The **Middle **one is with the unreal tonemapper turned off (so I handled it with an **IDT **of ‘Utility - Linear - sRGB’ in OCIO). The tonemapping is done via ACES. **ODT **is ALWAYS dependent on your outpute device, for 90%+ of the time it’s a regular monitor with -> Output-sRGB.
With the correct ODT added, there is automatically an S-curve like tonemapper in the ODT that gives a pretty close result to unreal’s - after tweaking unreal a bit: removing the blue correction, the fake wide gamut, and pre-gain your final image with 1.45 according to this thread by Thomas Mansencal on ACES central. You may want to add the Blue correction Fix as an LMT to the final render if your bright-saturated-blues are becoming violet, that’s an ACES specific problem that can be fixed by an LMTwritten by the ACES guys - unreal actually uses this same exact code when tonemapping the final image. The middle image hasn’t got the richer lighting details because (sadly) Lighting & Shading is still calculated within the sRGB gamut.

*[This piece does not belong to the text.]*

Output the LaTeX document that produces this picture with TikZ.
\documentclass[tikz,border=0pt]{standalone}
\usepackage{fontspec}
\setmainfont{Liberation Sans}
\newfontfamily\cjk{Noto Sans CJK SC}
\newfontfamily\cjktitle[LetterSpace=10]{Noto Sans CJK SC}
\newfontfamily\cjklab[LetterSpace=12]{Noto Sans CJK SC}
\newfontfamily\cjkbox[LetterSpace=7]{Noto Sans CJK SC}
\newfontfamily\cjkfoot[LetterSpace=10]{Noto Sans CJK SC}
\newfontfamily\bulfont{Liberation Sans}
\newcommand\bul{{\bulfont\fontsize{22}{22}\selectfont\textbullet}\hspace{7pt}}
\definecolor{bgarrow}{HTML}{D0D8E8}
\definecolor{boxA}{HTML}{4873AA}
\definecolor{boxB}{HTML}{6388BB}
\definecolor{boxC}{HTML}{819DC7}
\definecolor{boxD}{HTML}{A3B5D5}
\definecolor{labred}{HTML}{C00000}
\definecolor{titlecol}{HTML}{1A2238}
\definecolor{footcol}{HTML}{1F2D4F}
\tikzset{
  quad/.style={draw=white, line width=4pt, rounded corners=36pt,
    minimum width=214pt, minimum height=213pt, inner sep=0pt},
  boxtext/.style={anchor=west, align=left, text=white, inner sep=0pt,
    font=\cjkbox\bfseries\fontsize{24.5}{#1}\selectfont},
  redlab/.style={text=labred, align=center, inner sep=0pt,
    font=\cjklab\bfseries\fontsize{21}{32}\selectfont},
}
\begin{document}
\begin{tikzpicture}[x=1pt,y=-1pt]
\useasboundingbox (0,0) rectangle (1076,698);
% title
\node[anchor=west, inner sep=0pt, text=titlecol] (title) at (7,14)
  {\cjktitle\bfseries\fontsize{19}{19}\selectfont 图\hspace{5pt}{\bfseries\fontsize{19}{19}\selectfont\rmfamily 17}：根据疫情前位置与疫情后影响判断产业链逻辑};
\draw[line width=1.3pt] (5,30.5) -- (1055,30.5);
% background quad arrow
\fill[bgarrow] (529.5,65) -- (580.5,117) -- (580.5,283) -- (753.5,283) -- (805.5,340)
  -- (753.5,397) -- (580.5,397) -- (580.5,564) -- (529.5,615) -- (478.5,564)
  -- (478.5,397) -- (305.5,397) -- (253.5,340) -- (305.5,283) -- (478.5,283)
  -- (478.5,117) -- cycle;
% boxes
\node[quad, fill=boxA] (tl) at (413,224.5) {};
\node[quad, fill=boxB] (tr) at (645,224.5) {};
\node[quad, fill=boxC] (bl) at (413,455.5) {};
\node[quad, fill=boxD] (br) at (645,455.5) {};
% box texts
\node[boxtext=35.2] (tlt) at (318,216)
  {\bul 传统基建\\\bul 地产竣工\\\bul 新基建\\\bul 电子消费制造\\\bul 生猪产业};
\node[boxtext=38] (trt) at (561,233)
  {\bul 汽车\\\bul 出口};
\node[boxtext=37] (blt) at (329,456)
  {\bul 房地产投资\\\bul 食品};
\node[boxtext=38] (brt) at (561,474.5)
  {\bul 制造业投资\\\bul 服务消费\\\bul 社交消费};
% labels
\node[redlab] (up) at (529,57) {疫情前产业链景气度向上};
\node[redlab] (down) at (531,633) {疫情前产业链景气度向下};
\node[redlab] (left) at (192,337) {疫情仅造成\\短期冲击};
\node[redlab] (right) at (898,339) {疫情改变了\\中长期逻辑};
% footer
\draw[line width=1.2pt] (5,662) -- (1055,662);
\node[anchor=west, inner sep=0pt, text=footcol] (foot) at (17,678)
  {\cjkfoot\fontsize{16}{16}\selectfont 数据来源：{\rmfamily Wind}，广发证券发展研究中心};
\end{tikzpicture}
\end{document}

AFAIK by default Unreal operates in a Linearized-sRGB gamut, although (only for tonemapping) the image is transformed into ACES space, gets tonemapped (and gets some other magic juicy stuff), then comes back to sRGB when done, resulting in a Linear-sRGB image again at the end, but with a tonemap that was applied at ACES space. You can check it in this code, around line ~330.
The image on the **Right **however was rendered in an **ACEScg **working space, previewed in the **viewport OCIO **with an IDT of ‘ACES - ACEScg’ & **ODT **of ‘output - sRGB’ (if you render it as a Linear, untonemapped, no OCIO baked in EXR, that’s considered as an ACEScg AP-1 EXR - and THAT’s how you should deliver to the comp / colorist department -, and you can preview or work on the render in ANY application that has OCIO | ACES support: RV, Nuke, Fusion, Resolve, AfterEffects, Blender, Maya, Houdini, Unreal 4.26…). The right image for instance **has richer GI details **(the indirect **lighting **happily **works with **4.26 GPU Lightmass & RTX GI as well, & with Photometric camera + light values)!
If you guys are interested, I’m planning to make a tutorial on how to achieve this (Please note that I’m not an official ACES teacher, I’m just a regular CG artist excited about the topic, probably i’m doing some stuff wrong, but i’m pleased to show you what I know by far - dear ACES gods: please do correct me if I’m doing anything wrong!).